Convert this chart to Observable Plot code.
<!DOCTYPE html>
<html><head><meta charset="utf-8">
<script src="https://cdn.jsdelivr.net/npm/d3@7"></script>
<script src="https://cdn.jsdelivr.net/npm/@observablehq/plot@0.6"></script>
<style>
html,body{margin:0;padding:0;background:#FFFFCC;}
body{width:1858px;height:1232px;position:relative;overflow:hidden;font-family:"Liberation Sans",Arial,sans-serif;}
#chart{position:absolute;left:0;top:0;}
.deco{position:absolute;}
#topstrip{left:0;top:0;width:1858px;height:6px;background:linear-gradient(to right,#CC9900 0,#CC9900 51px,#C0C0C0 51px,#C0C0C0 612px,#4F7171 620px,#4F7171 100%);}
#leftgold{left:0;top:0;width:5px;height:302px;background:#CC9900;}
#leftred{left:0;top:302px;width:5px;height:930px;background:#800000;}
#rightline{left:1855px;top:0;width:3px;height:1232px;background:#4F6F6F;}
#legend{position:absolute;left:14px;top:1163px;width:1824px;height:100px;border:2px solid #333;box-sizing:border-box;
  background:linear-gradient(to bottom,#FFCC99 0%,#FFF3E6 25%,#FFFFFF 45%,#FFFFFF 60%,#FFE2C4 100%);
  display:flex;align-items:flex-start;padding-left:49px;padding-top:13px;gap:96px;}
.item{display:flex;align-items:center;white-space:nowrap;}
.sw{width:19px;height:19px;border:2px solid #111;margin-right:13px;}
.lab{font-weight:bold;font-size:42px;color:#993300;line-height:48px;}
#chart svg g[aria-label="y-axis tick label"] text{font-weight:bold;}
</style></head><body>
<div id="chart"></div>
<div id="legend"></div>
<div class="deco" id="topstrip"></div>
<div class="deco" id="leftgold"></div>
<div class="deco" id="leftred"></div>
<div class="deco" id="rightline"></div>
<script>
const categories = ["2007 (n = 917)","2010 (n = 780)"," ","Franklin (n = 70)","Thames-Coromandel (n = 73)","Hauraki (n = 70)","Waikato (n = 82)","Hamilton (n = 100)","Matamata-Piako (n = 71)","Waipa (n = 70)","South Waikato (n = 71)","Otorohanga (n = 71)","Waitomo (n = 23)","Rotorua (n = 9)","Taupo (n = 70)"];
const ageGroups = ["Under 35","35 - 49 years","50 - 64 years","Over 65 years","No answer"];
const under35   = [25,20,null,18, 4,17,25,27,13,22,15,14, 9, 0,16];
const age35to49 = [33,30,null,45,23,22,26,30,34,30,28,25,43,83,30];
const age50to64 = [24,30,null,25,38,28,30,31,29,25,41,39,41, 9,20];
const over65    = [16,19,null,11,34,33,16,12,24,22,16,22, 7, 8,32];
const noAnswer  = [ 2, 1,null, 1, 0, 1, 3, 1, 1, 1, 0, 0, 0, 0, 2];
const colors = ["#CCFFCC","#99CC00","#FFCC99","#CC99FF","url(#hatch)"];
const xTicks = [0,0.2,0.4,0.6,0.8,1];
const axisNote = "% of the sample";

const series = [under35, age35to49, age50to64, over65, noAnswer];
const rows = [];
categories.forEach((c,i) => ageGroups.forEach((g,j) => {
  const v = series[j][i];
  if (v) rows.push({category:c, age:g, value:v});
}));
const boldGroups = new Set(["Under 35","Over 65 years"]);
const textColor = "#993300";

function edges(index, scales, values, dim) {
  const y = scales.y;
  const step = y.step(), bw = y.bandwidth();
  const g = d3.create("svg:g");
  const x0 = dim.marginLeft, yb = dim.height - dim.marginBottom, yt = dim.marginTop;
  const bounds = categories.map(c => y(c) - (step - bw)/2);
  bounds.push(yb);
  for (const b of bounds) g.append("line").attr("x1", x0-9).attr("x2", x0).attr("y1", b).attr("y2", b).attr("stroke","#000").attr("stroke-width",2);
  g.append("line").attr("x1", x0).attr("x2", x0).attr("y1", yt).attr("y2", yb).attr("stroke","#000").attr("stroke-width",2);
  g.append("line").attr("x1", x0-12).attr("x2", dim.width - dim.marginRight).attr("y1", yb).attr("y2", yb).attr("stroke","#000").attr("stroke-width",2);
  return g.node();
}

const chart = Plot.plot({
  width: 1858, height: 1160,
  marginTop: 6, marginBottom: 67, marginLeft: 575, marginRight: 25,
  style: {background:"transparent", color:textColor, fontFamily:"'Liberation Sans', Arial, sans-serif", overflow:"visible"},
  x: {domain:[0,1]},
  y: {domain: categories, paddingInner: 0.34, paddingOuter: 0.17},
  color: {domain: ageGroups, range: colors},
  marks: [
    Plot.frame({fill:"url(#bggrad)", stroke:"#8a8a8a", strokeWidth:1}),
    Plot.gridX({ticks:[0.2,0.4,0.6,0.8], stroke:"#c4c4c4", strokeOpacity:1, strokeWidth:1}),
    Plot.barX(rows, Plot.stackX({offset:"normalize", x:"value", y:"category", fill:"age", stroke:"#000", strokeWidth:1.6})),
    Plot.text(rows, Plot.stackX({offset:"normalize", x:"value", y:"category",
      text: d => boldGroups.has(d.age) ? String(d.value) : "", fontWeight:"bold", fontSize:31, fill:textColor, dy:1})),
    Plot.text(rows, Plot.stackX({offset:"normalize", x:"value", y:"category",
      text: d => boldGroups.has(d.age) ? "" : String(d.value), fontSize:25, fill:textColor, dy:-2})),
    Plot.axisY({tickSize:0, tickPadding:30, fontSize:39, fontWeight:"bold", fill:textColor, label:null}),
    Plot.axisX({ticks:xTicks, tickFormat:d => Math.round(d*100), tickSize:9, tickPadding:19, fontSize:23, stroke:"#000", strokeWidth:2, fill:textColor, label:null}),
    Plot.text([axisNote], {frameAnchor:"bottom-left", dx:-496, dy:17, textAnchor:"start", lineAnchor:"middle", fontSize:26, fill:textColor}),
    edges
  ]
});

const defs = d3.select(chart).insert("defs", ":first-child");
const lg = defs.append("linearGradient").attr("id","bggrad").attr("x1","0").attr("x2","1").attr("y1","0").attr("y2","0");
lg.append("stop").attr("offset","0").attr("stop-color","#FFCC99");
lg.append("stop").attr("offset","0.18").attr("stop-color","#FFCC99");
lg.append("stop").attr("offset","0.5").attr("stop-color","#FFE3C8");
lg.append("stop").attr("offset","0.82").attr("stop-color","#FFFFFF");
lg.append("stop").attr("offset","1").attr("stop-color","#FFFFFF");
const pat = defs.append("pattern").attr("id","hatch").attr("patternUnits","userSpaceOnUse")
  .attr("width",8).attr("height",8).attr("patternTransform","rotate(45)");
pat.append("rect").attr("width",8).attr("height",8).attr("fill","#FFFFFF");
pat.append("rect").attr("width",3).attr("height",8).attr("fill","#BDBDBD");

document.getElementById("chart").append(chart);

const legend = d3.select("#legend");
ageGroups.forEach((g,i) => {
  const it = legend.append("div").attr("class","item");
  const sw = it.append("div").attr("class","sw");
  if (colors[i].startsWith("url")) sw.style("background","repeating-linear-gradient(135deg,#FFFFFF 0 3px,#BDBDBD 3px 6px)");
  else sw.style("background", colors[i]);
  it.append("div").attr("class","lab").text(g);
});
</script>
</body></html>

= = = = = = =

§ **What to work on**
Copy out the full listing exactly.

§ **Reply to the exercise**
Convert this chart to Observable Plot code.
<!DOCTYPE html>
<html><head><meta charset="utf-8">
<script src="https://cdn.jsdelivr.net/npm/d3@7"></script>
<script src="https://cdn.jsdelivr.net/npm/@observablehq/plot@0.6"></script>
<style>
html,body{margin:0;padding:0;background:#FFFFCC;}
body{width:1858px;height:1232px;position:relative;overflow:hidden;font-family:"Liberation Sans",Arial,sans-serif;}
#chart{position:absolute;left:0;top:0;}
.deco{position:absolute;}
#topstrip{left:0;top:0;width:1858px;height:6px;background:linear-gradient(to right,#CC9900 0,#CC9900 51px,#C0C0C0 51px,#C0C0C0 612px,#4F7171 620px,#4F7171 100%);}
#leftgold{left:0;top:0;width:5px;height:302px;background:#CC9900;}
#leftred{left:0;top:302px;width:5px;height:930px;background:#800000;}
#rightline{left:1855px;top:0;width:3px;height:1232px;background:#4F6F6F;}
#legend{position:absolute;left:14px;top:1163px;width:1824px;height:100px;border:2px solid #333;box-sizing:border-box;
  background:linear-gradient(to bottom,#FFCC99 0%,#FFF3E6 25%,#FFFFFF 45%,#FFFFFF 60%,#FFE2C4 100%);
  display:flex;align-items:flex-start;padding-left:49px;padding-top:13px;gap:96px;}
.item{display:flex;align-items:center;white-space:nowrap;}
.sw{width:19px;height:19px;border:2px solid #111;margin-right:13px;}
.lab{font-weight:bold;font-size:42px;color:#993300;line-height:48px;}
#chart svg g[aria-label="y-axis tick label"] text{font-weight:bold;}
</style></head><body>
<div id="chart"></div>
<div id="legend"></div>
<div class="deco" id="topstrip"></div>
<div class="deco" id="leftgold"></div>
<div class="deco" id="leftred"></div>
<div class="deco" id="rightline"></div>
<script>
const categories = ["2007 (n = 917)","2010 (n = 780)"," ","Franklin (n = 70)","Thames-Coromandel (n = 73)","Hauraki (n = 70)","Waikato (n = 82)","Hamilton (n = 100)","Matamata-Piako (n = 71)","Waipa (n = 70)","South Waikato (n = 71)","Otorohanga (n = 71)","Waitomo (n = 23)","Rotorua (n = 9)","Taupo (n = 70)"];
const ageGroups = ["Under 35","35 - 49 years","50 - 64 years","Over 65 years","No answer"];
const under35   = [25,20,null,18, 4,17,25,27,13,22,15,14, 9, 0,16];
const age35to49 = [33,30,null,45,23,22,26,30,34,30,28,25,43,83,30];
const age50to64 = [24,30,null,25,38,28,30,31,29,25,41,39,41, 9,20];
const over65    = [16,19,null,11,34,33,16,12,24,22,16,22, 7, 8,32];
const noAnswer  = [ 2, 1,null, 1, 0, 1, 3, 1, 1, 1, 0, 0, 0, 0, 2];
const colors = ["#CCFFCC","#99CC00","#FFCC99","#CC99FF","url(#hatch)"];
const xTicks = [0,0.2,0.4,0.6,0.8,1];
const axisNote = "% of the sample";

const series = [under35, age35to49, age50to64, over65, noAnswer];
const rows = [];
categories.forEach((c,i) => ageGroups.forEach((g,j) => {
  const v = series[j][i];
  if (v) rows.push({category:c, age:g, value:v});
}));
const boldGroups = new Set(["Under 35","Over 65 years"]);
const textColor = "#993300";

function edges(index, scales, values, dim) {
  const y = scales.y;
  const step = y.step(), bw = y.bandwidth();
  const g = d3.create("svg:g");
  const x0 = dim.marginLeft, yb = dim.height - dim.marginBottom, yt = dim.marginTop;
  const bounds = categories.map(c => y(c) - (step - bw)/2);
  bounds.push(yb);
  for (const b of bounds) g.append("line").attr("x1", x0-9).attr("x2", x0).attr("y1", b).attr("y2", b).attr("stroke","#000").attr("stroke-width",2);
  g.append("line").attr("x1", x0).attr("x2", x0).attr("y1", yt).attr("y2", yb).attr("stroke","#000").attr("stroke-width",2);
  g.append("line").attr("x1", x0-12).attr("x2", dim.width - dim.marginRight).attr("y1", yb).attr("y2", yb).attr("stroke","#000").attr("stroke-width",2);
  return g.node();
}

const chart = Plot.plot({
  width: 1858, height: 1160,
  marginTop: 6, marginBottom: 67, marginLeft: 575, marginRight: 25,
  style: {background:"transparent", color:textColor, fontFamily:"'Liberation Sans', Arial, sans-serif", overflow:"visible"},
  x: {domain:[0,1]},
  y: {domain: categories, paddingInner: 0.34, paddingOuter: 0.17},
  color: {domain: ageGroups, range: colors},
  marks: [
    Plot.frame({fill:"url(#bggrad)", stroke:"#8a8a8a", strokeWidth:1}),
    Plot.gridX({ticks:[0.2,0.4,0.6,0.8], stroke:"#c4c4c4", strokeOpacity:1, strokeWidth:1}),
    Plot.barX(rows, Plot.stackX({offset:"normalize", x:"value", y:"category", fill:"age", stroke:"#000", strokeWidth:1.6})),
    Plot.text(rows, Plot.stackX({offset:"normalize", x:"value", y:"category",
      text: d => boldGroups.has(d.age) ? String(d.value) : "", fontWeight:"bold", fontSize:31, fill:textColor, dy:1})),
    Plot.text(rows, Plot.stackX({offset:"normalize", x:"value", y:"category",
      text: d => boldGroups.has(d.age) ? "" : String(d.value), fontSize:25, fill:textColor, dy:-2})),
    Plot.axisY({tickSize:0, tickPadding:30, fontSize:39, fontWeight:"bold", fill:textColor, label:null}),
    Plot.axisX({ticks:xTicks, tickFormat:d => Math.round(d*100), tickSize:9, tickPadding:19, fontSize:23, stroke:"#000", strokeWidth:2, fill:textColor, label:null}),
    Plot.text([axisNote], {frameAnchor:"bottom-left", dx:-496, dy:17, textAnchor:"start", lineAnchor:"middle", fontSize:26, fill:textColor}),
    edges
  ]
});

const defs = d3.select(chart).insert("defs", ":first-child");
const lg = defs.append("linearGradient").attr("id","bggrad").attr("x1","0").attr("x2","1").attr("y1","0").attr("y2","0");
lg.append("stop").attr("offset","0").attr("stop-color","#FFCC99");
lg.append("stop").attr("offset","0.18").attr("stop-color","#FFCC99");
lg.append("stop").attr("offset","0.5").attr("stop-color","#FFE3C8");
lg.append("stop").attr("offset","0.82").attr("stop-color","#FFFFFF");
lg.append("stop").attr("offset","1").attr("stop-color","#FFFFFF");
const pat = defs.append("pattern").attr("id","hatch").attr("patternUnits","userSpaceOnUse")
  .attr("width",8).attr("height",8).attr("patternTransform","rotate(45)");
pat.append("rect").attr("width",8).attr("height",8).attr("fill","#FFFFFF");
pat.append("rect").attr("width",3).attr("height",8).attr("fill","#BDBDBD");

document.getElementById("chart").append(chart);

const legend = d3.select("#legend");
ageGroups.forEach((g,i) => {
  const it = legend.append("div").attr("class","item");
  const sw = it.append("div").attr("class","sw");
  if (colors[i].startsWith("url")) sw.style("background","repeating-linear-gradient(135deg,#FFFFFF 0 3px,#BDBDBD 3px 6px)");
  else sw.style("background", colors[i]);
  it.append("div").attr("class","lab").text(g);
});
</script>
</body></html>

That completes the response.